Ruth Marcus, the Washington Post deputy editorial page editor who broke the news, sums up just how nutty this NDA thing is:
Every president inveighs against leakers and bemoans the kiss-and-tell books; no president, to my knowledge, has attempted to impose such a pledge. And while White House staffers have various confidentiality obligations — maintaining the secrecy of classified information or attorney-client privilege, for instance — the notion of imposing a side agreement, supposedly enforceable even after the president leaves office, is not only oppressive but constitutionally repugnant.
The draft version of this NDA, per Marcus:
would expose violators to penalties of $10 million, payable to the federal government, for each and any unauthorized revelation of “confidential” information, defined as “all nonpublic information I learn of or gain access to in the course of my official duties in the service of the United States Government on White House staff,” including “communications . . . with members of the press” and “with employees of federal, state, and local governments.”
How far would the ban on speech go?
It would prohibit revelation of this confidential information in any form — including, get this, “the publication of works of fiction that contain any mention of the operations of the White House, federal agencies, foreign governments, or other entities interacting with the United States Government that is based on confidential information.”
It’s almost certain that the NDAs are unenforceable.
The NDAs, as described by the Post, contain an essential constitutional flaw. White House employees don’t work for President Trump. They work for the United States, so the U.S. is the supposed beneficiary of the non-disclosure agreements.
The U.S., and not President Trump, would also be responsible for enforcing the agreements, said law professors Heidi Kitrosser of the University of Minnesota and Mark Fenster of the University of Florida. But the First Amendment protects people against government restrictions on free speech. “These NDAs strike me as clearly unconstitutional under the First Amendment,” said Kitrosser.

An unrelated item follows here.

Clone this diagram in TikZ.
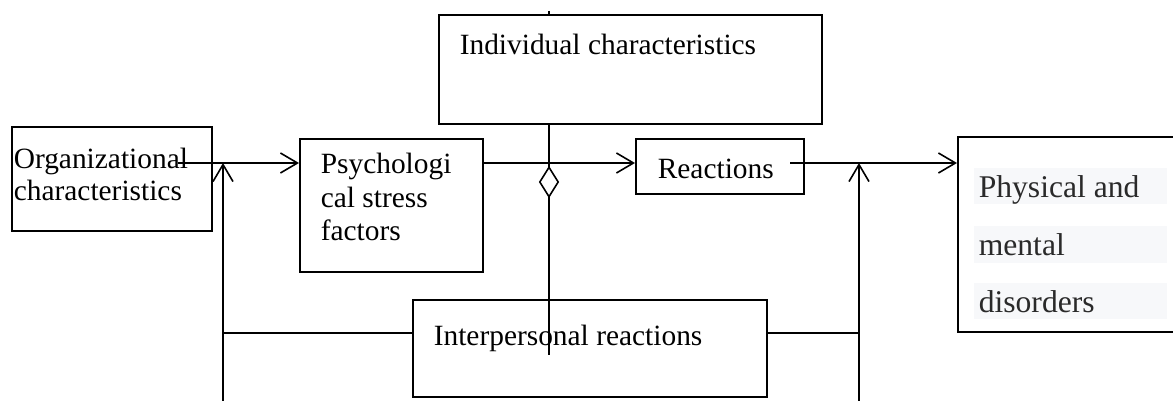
\documentclass[tikz,border=0pt]{standalone}
\usepackage{fontspec}
\setmainfont{Liberation Serif}
\usetikzlibrary{arrows.meta,shapes.geometric}
\definecolor{bandgray}{HTML}{F7F8FA}
\definecolor{textgray}{HTML}{2A2A2A}
\begin{document}
\begin{tikzpicture}[x=0.5pt, y=-0.5pt, line width=0.8pt,
    box/.style={draw, rectangle, anchor=north west, inner sep=0pt},
    txt/.style={anchor=base west, inner sep=0pt, align=left, font=\fontsize{14.7}{16.75}\selectfont},
    bigtxt/.style={anchor=base west, inner sep=0pt, text=textgray, font=\fontsize{15.8}{19}\selectfont},
    arr/.style={-{Straight Barb[length=8.5pt, width=10pt]}}]
    \useasboundingbox (0,0) rectangle (1173,401);
    % boxes
    \node[box, minimum width=100pt, minimum height=52pt] (org) at (11,126) {};
    \node[box, minimum width=91.5pt, minimum height=66.5pt] (psych) at (299,138) {};
    \node[box, minimum width=191.5pt, minimum height=54.5pt] (indiv) at (438,14) {};
    \node[box, minimum width=84pt, minimum height=27.5pt] (react) at (635,138) {};
    \node[box, minimum width=177pt, minimum height=48.5pt] (inter) at (412,299) {};
    \node[box, minimum width=112pt, minimum height=97.5pt] (phys) at (957,136) {};
    % texts
    \node[txt, font=\fontsize{14.7}{16}\selectfont] (orgtext) at (13,200) {Organizational\\characteristics};
    \node[txt] (psychtext) at (320,241) {Psychologi\\cal stress\\factors};
    \node[txt] (indivtext) at (459,55) {Individual characteristics};
    \node[txt] (reacttext) at (657,178) {Reactions};
    \node[txt] (intertext) at (433,345) {Interpersonal reactions};
    \fill[bandgray] (974,168) rectangle (1167,204);
    \fill[bandgray] (974,226) rectangle (1167,263);
    \fill[bandgray] (974,283) rectangle (1167,319);
    \node[bigtxt] (phystext1) at (978,198) {Physical and};
    \node[bigtxt] (phystext2) at (978,255) {mental};
    \node[bigtxt] (phystext3) at (978,312) {disorders};
    % connectors
    \coordinate (orgout) at (178,163);
    \coordinate (reactout) at (790,163);
    \coordinate (fbl) at (223,401);
    \coordinate (fbr) at (859,401);
    \coordinate (fbline) at (0,333);
    \coordinate (mid) at (549,355);
    \coordinate (tick) at (549,11);
    \draw[arr] (orgout) -- (orgout -| psych.west);
    \draw[arr] (psych.east |- orgout) -- (react.west |- orgout);
    \draw[arr] (reactout) -- (reactout -| phys.west);
    \draw[arr] (fbl) -- (fbl |- orgout);
    \draw[arr] (fbr) -- (fbr |- orgout);
    \draw (fbl |- fbline) -- (inter.west |- fbline);
    \draw (inter.east |- fbline) -- (fbr |- fbline);
    \draw (mid |- indiv.south) -- (mid);
    \draw (tick) -- (tick |- indiv.north);
    \node[diamond, draw, fill=white, inner sep=0pt, minimum width=9.5pt, minimum height=15pt] (dia) at (549,182) {};
\end{tikzpicture}
\end{document}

“A public employee,” added Fenster, “can’t be forced to sign away the right to speak.”
After Trump’s out of office, the proper party to enforce the agreement remains the U.S. government. It’s hard to imagine a subsequent administration pursuing that course.
The circumstances under which government employees (and ex-employees) can be penalized for speech are limited.
[I]f you’re a current government employee or an ex-spy or FBI agent or otherwise handled classified material, you can get into trouble for talking. You may lose your job or your profits. But as the Washington Post described the Trump administration’s non-disclosure agreement, it purports to extend beyond current employees and to impose severe penalties for violations – and that’s where it runs into constitutional and administrative problems.
If the government were to try and enforce one of these lunatic NDAs, an attorney who specializes in whistle-blowing law volunteered to represent employees, and ex-employees, pro bono. (The legality of such arrangements for current staff could be debatable, but let’s shelve that.)
The ACLU, too, has indicated its hostility to Trump’s empty NDAs. “Public employees can’t be gagged by private agreements,” said Ben Wizner, director of the ACLU’s Speech, Privacy, and Technology Project. “These so-called NDAs are unconstitutional and unenforceable.”
Almost as incredible as the notion of federal employees signing away their First Amendment rights: the White House Counsel’s Office was part of the push to get staffers to sign these overtly over-expansive, violative agreements. Did they think that the NDAs could be enforceable? Or, like so many other officials, were WHCO staffers just trying to placate Trump?